The choices on this album fall into two camps: Flanderized Fitz and mixing it up. Starting with the first camp: off the rip, first track “The Good The Bad The Ugly” slams us into a 2017 Old Navy commercial. The Tantrums sound like AJR, who themselves sound like if Jon Bellion soundtracked Five Nights at Freddy’s. The following title track is a little catchier, but I could have sworn they released this song before. I was last chronically listening to Fitz and The Tantrums in 2018, and it seems like they’ve been copying and pasting most of the same audio tracks in Ableton since then. Now they’re a tad more lethargic (the Trump era ages us all…) but might as well be time travelers from 2017 jetlagged from the trip. “Umbrella” sounds like late Glee fodder, a la when the redshirt characters we didn’t care about did Neon Trees. All this is to say, it’s classic Fitz and The Tantrums: hyperactive production, seeing teal, rousing lyrics (what we’re supposed to be roused towards, nobody could say).

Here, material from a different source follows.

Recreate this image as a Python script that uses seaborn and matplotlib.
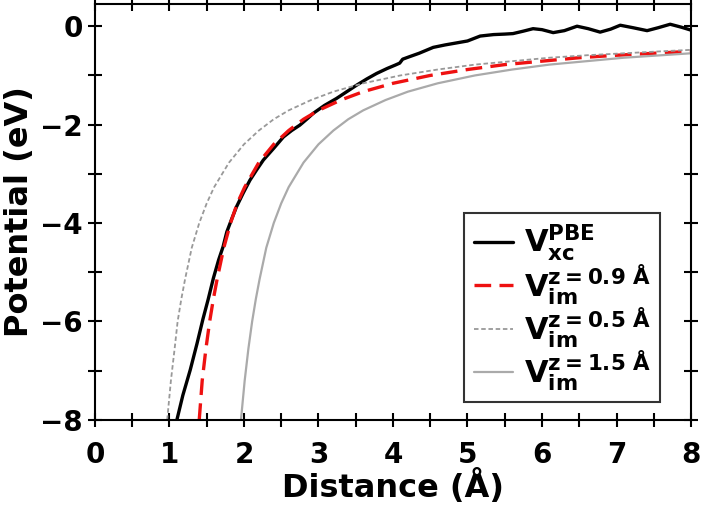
import numpy as np
import pandas as pd
import seaborn as sns
import matplotlib.pyplot as plt
from matplotlib.ticker import MultipleLocator

# V_xc PBE
pbe_x = [1.10, 1.18, 1.28, 1.37, 1.45, 1.52, 1.59, 1.66, 1.72, 1.77, 1.84, 1.90, 1.99,
         2.08, 2.17, 2.26, 2.40, 2.53, 2.64, 2.75, 2.85, 2.93, 3.08, 3.24, 3.38,
         3.51, 3.65, 3.78, 3.92, 4.03, 4.09, 4.13, 4.22, 4.35, 4.54, 4.70, 4.85,
         5.00, 5.17, 5.35, 5.50, 5.61, 5.75, 5.88, 6.00, 6.15, 6.30, 6.47, 6.62,
         6.78, 6.92, 7.05, 7.22, 7.41, 7.56, 7.72, 7.87, 8.00]
pbe_y = [-8.00, -7.50, -6.98, -6.45, -5.95, -5.55, -5.12, -4.75, -4.48, -4.18, -3.90, -3.67, -3.39,
         -3.13, -2.92, -2.72, -2.48, -2.25, -2.12, -2.01, -1.88, -1.77, -1.61, -1.47, -1.33,
         -1.20, -1.07, -0.96, -0.86, -0.79, -0.75, -0.67, -0.62, -0.55, -0.43, -0.38, -0.34,
         -0.30, -0.20, -0.17, -0.16, -0.15, -0.10, -0.05, -0.07, -0.13, -0.09, 0.00, -0.05,
         -0.12, -0.06, 0.02, -0.03, -0.09, -0.03, 0.04, -0.02, -0.08]

# V_im, z = 0.9 A
im09_x = [1.40, 1.44, 1.49, 1.54, 1.59, 1.64, 1.73, 1.82, 1.91, 2.01, 2.20, 2.40, 2.60, 2.80,
          3.00, 3.30, 3.60, 4.00, 4.50, 5.00, 5.50, 6.00, 6.50, 7.00, 7.50, 8.00]
im09_y = [-8.00, -7.20, -6.55, -6.00, -5.54, -5.14, -4.50, -4.00, -3.60, -3.27, -2.77, -2.40,
          -2.12, -1.89, -1.71, -1.50, -1.33, -1.16, -1.00, -0.88, -0.78, -0.71, -0.64, -0.59,
          -0.55, -0.51]

# V_im, z = 0.5 A
im05_x = [0.97, 1.02, 1.07, 1.11, 1.16, 1.21, 1.30, 1.40, 1.50, 1.60, 1.80, 2.00, 2.20, 2.40,
          2.60, 2.90, 3.20, 3.60, 4.10, 4.60, 5.10, 5.60, 6.10, 6.60, 7.10, 7.60, 8.00]
im05_y = [-8.00, -7.20, -6.55, -6.00, -5.54, -5.14, -4.50, -4.00, -3.60, -3.27, -2.77, -2.40,
          -2.12, -1.89, -1.71, -1.50, -1.33, -1.16, -1.00, -0.88, -0.78, -0.71, -0.64, -0.59,
          -0.55, -0.51, -0.48]

# V_im, z = 1.5 A
im15_x = [1.96, 2.01, 2.06, 2.11, 2.16, 2.21, 2.30, 2.40, 2.50, 2.60, 2.80, 3.00, 3.20, 3.40,
          3.60, 3.90, 4.20, 4.60, 5.10, 5.60, 6.10, 6.60, 7.10, 7.60, 8.00]
im15_y = [-8.00, -7.20, -6.55, -6.00, -5.54, -5.14, -4.50, -4.00, -3.60, -3.27, -2.77, -2.40,
          -2.12, -1.89, -1.71, -1.50, -1.33, -1.16, -1.00, -0.88, -0.78, -0.71, -0.64, -0.59,
          -0.55]

sns.set_style("ticks")
plt.rcParams['font.family'] = ['DejaVu Sans']
plt.rcParams['font.weight'] = 'bold'
plt.rcParams['mathtext.default'] = 'bf'
for k in ['text.color', 'axes.labelcolor', 'xtick.color', 'ytick.color', 'axes.edgecolor']:
    plt.rcParams[k] = 'black'

fig = plt.figure(figsize=(7.03, 5.09), dpi=100)
ax = fig.add_axes([0.135, 0.175, 0.848, 0.817])

ax = sns.lineplot(x=pbe_x, y=pbe_y, color='black', lw=2.4, label=r'$\mathbf{V_{xc}^{PBE}}$', ax=ax)
ax = sns.lineplot(x=im09_x, y=im09_y, color='#ee1111', lw=2.4, label=r'$\mathbf{V_{im}^{z{=}0.9\ Å}}$', ax=ax)
ax.lines[-1].set_dashes([5, 2.5])
ax = sns.lineplot(x=im05_x, y=im05_y, color='#999999', lw=1.3, label=r'$\mathbf{V_{im}^{z{=}0.5\ Å}}$', ax=ax)
ax.lines[-1].set_dashes([2.5, 1.5])
ax = sns.lineplot(x=im15_x, y=im15_y, color='#aaaaaa', lw=1.6, label=r'$\mathbf{V_{im}^{z{=}1.5\ Å}}$', ax=ax)

ax.set_xlim(0, 8)
ax.set_ylim(-8, 0.45)
ax.xaxis.set_major_locator(MultipleLocator(1))
ax.xaxis.set_minor_locator(MultipleLocator(0.5))
ax.yaxis.set_major_locator(MultipleLocator(2))
ax.yaxis.set_minor_locator(MultipleLocator(1))
ax.tick_params(which='both', direction='inout', length=10, width=1.5,
               top=True, right=True, labelsize=20)
ax.tick_params(axis='x', pad=10)
for s in ax.spines.values():
    s.set_linewidth(1.5)
ax.set_xlabel('Distance (Å)', fontsize=23, fontweight='bold', labelpad=0)
ax.set_ylabel('Potential (eV)', fontsize=23, fontweight='bold')

leg = ax.legend(loc='lower right', fontsize=22, frameon=True, fancybox=False,
                edgecolor='black', handlelength=1.3, handletextpad=0.35,
                labelspacing=-0.05, borderpad=0.3, borderaxespad=0,
                bbox_to_anchor=(0.948, 0.043))
leg.get_frame().set_linewidth(1.5)

fig.savefig('out.png', dpi=100)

As is custom on a Fitz and The Tantrums album, lyrics are mostly haphazardly collaged platitudes. They’re kind of abstract, vaguely symbolic of…something, generically motivational. “Wake up wake up better rise and shine! Not gonna run, not gonna hide!” Frontman Michael Fitzpatrick sings on “Young Days.” “These are the days that we fight to take life off our shoulders! There’s nothing more that’s better than this!”…What? On “OK OK OK” a nicely purring prechorus gets trampled by a “PUT YOUR HANDS UP IN THE SKY LIKE!!” On closer “One Day,” we’re treated to 2010s stomp clap motivational drums, who you may know as the “I Lived” drums or “Anything Can Happen” drums. Most of the record sounds like a song that an overly enthusiastic CEO of a small company sings in a Marriott conference room to hype up his crowd of toilet handle salesmen. It’s Bitcoin conference music.
As for “mixing it up,” the moments when co-lead vocalist Noelle Scaggs takes over are delightful. Bringing her timbre to the fore grounds an otherwise kooky sound, especially on tracks like the sultry Maroon 5 derived “Ruin The Night.” Similarly, when tracks chill the hell out, as on “Perfume,” “Waste My Time,” and the Lo Fi Beats To Study To-esque “Motion,” they can be really lovely. Like letting a wine decant (ugh, sorry), when Fitz and The Tantrums let their songs breathe, we see some evolution and maturity. “Motion” in particular errs on the 2020 side of the 2010s to its benefit, taking tools from Ariana Grande’s bedroom pop masterpiece “Positions”: it leisurely undulates and swirls, even incorporating a humble unassuming guitar strum.
But like the show from your childhood that you know your friends won’t get, there’s a certain charm to this outfit that keeps on doing its fistpumpy thing. 2017 was nice in ways. I wasn’t paying taxes then. Nobody was invading Venezuela. You didn’t say “this music sounds like AI,” you said “this music sounds like Fitz and The Tantrums.” In these uncertain times, Fitz and his tantrums are always there, overstuffing their tracks with way too much production, firing off a glitter cannon on the chorus and inspiring listeners to do … really, it is profoundly unclear. Save 10% on back to school essentials at Old Navy, probably. And you know what? I will. Thanks, Tantrums.